Стихи — указание к действию, партитура, ждущая исполнителя. Текст не может быть завершен в себе — точку ставит не автор, а читатель. Чтение требует активного, прямого сотворчества. Собственно, стихотворение вообще существует не на бумаге, а в "воздухе", в промежутке, в том пространстве культурной памяти, которое объединяет поэта и читателя.
Объясняя устройство своего поэтического мира, Мандельштам пользовался аналогией с дирижером:
"Когда дирижер вытягивает палочкой тему из оркестра, он не является физической причиной звука. Звучание уже дано в партитуре симфонии, в спонтанном сговоре исполнителей, в многолюдстве зала и в устройстве музыкальных орудий". Однако дирижерская палочка — "танцующая химическая формула, интегрирующая внятные для слуха реакции... содержит в себе качественно все элементы оркестра".

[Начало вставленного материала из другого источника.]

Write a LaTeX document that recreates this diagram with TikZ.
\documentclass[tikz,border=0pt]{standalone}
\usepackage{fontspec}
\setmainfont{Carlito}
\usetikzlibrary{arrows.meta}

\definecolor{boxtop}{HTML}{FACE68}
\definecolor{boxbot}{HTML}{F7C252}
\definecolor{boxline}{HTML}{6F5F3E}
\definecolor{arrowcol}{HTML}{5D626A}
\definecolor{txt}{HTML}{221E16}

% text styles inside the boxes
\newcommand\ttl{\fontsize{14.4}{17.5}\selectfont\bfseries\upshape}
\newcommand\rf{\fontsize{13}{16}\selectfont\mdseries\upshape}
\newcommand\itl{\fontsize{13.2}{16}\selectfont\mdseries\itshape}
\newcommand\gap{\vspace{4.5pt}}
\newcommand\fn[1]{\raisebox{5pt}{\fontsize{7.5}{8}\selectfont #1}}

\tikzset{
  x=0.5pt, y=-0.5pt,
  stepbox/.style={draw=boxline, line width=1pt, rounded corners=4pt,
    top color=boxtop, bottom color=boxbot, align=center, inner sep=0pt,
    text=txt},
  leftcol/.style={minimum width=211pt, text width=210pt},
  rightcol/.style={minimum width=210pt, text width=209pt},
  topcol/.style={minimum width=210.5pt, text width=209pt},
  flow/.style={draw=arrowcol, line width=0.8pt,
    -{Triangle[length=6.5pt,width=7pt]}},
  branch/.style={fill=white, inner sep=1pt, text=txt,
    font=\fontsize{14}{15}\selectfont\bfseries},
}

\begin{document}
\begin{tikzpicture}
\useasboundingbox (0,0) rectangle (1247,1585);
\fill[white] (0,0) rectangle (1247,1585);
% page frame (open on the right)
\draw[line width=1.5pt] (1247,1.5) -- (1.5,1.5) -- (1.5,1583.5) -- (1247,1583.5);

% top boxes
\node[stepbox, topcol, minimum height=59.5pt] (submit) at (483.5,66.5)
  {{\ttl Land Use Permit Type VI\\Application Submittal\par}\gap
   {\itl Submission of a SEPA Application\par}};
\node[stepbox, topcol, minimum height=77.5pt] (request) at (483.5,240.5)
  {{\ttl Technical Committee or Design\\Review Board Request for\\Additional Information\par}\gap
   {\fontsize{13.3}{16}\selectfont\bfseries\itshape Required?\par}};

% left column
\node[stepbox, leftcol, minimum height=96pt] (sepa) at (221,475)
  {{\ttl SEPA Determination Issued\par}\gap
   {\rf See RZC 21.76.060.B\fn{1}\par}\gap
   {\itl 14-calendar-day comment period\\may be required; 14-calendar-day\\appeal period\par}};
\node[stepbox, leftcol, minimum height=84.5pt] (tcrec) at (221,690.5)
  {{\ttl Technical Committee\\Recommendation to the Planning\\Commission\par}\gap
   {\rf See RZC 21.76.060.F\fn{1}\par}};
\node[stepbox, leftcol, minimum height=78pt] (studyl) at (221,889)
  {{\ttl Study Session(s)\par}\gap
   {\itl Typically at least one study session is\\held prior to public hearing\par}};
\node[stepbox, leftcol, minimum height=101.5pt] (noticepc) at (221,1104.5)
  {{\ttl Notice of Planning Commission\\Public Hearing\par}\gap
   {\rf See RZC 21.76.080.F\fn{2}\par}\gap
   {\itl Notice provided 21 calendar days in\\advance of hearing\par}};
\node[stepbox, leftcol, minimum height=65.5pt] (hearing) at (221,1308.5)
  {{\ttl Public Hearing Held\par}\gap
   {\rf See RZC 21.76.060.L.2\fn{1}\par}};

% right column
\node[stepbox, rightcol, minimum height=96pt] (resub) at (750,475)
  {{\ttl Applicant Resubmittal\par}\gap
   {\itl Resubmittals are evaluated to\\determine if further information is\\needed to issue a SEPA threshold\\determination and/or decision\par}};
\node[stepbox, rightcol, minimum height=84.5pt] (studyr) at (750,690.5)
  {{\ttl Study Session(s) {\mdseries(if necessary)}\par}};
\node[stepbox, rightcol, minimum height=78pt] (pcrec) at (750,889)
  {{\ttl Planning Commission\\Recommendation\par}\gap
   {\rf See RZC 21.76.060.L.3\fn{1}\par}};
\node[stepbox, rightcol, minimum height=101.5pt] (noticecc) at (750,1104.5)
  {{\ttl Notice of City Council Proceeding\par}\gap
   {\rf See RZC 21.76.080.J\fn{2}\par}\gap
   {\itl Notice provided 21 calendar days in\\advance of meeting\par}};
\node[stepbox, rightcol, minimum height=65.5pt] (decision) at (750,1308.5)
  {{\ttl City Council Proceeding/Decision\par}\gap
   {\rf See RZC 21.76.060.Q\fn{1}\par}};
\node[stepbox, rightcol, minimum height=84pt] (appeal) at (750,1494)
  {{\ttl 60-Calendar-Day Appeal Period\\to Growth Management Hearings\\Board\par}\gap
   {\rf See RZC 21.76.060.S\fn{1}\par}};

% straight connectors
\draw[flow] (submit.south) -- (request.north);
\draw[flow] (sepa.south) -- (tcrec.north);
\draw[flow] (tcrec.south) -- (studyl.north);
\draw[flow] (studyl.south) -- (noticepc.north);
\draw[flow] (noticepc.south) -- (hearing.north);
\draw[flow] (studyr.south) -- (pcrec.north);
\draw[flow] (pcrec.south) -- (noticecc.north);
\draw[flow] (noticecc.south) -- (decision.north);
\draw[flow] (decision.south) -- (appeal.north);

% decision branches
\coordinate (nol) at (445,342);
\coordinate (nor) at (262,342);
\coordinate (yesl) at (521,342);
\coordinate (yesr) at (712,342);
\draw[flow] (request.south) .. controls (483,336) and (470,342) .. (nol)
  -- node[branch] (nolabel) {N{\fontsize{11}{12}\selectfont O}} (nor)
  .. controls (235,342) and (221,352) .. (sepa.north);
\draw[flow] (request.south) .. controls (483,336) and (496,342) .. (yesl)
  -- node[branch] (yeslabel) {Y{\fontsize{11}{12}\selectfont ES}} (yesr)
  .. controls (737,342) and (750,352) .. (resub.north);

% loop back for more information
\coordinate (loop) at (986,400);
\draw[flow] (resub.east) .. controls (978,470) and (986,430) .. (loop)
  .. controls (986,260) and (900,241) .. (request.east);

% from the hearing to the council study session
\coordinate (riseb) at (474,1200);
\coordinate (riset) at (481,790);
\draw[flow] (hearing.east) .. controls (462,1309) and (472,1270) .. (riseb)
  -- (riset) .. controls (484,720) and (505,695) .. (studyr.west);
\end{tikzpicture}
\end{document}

Поэт-дирижер — не изобретатель, а собиратель. Он не автор, а соавтор новой целостности, который помогает вселенной, разобранной ХIХ веком на части, вновь соединиться в единое целое. Этот слипшийся синхронный мир, в котором нет ничего отдельного, и есть "кристаллизированная вечность" гармонии. Как и многие другие художники-модернисты, включая Элиота и Паунда, Мандельштам знал лишь один пример такой гармонии — "Божественную комедию". В ней воплотился идеал его акмеистской молодости — "физиологически-гениальное" средневековье, где каждая часть "аукается с громадой". Впрочем, свой "Разговор о Данте" Мандельштам вел не столько о "Божественной комедии", сколько о себе. В сущности, это — отчет о мучительно-напряженном поиске завершающего, вершинного образа поэзии:
"Вся поэма представляет собой одну-единственную, единую и недробимую строфу. Вернее — не строфу, а кристаллографическую фигуру, то есть тело... Если бы залы Эрмитажа вдруг сошли с ума, если бы картины всех школ и мастеров вдруг сорвались с гвоздей, смесились и наполнили комнатный воздух футуристическим ревом и неистовым красочным возбуждением, то получилось бы нечто подобное Дантовой „Комедии"".